For me, refresh() describes exactly what it does. You keep the same object, the contents get updated, you don’t lose data by calling it, but you get fresher data. Web browsers have a “refresh” button" which works the same way.

dg-pb · June 24, 2024, 3:34pm

I am +1 on refresh.

When it is initialised it inherits from parent.

When it is putenved, refreshed, etc it does so within the process environment.

As long as it is well documented, I don’t see why inventing new naming convention is needed.

I think the underlying issue is that it is not obvious (maybe not very well documented?) that once python process has started, environment interactions are contained within it.

I don’t think naming of refresh is the right place to address more general education issue.

yurivict · June 24, 2024, 3:36pm

+1 on refresh().

It’s simple and it describes the meaning well.

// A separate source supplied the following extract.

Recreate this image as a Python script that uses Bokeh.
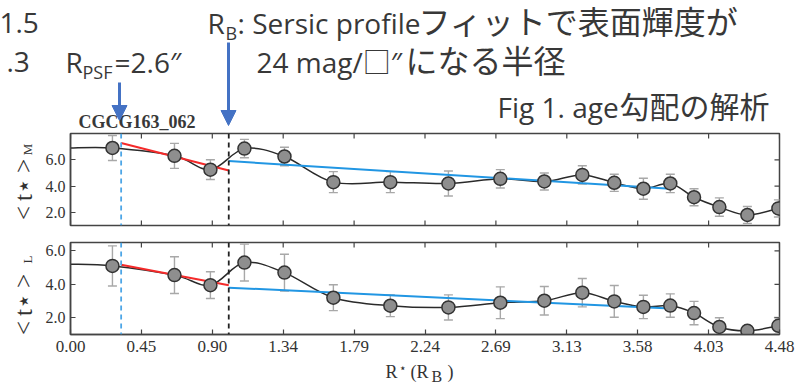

csm10495 · June 24, 2024, 9:24pm

tbh i don’t care about the name at this point. There seems to be a circle here with one side saying one name, the other side saying use a different name, and another side saying remove it. I’m +1 on the functionality existing, but could care less about the name atm.

… maybe its time for a core vote or something since its just circles at this point.

yoavdw · June 24, 2024, 9:41pm

My main concern, and the reason I keep perusing this discussion, is that this change was merged before we fully discussed the name, so leaving it as stale now would not force the regular behavior (change isn’t merged until there’s an agreed name), rather it’s the people who dislike the name that need to push for it. This is a weird situation to be in and I’m not sure how to handle it, so I’m sorry if I’m repeating myself in this thread too much. I just wish we had this discussion before merging.

steve.dower · June 24, 2024, 9:57pm

That’s the normal progression for things in the Ideas category, yeah. They should only very rarely go straight to PR, and this one is clearly complex enough to deserve discussion in Core Development before merging (though the Ideas discussion should inform that initial post so that not everything has to be discussed over again).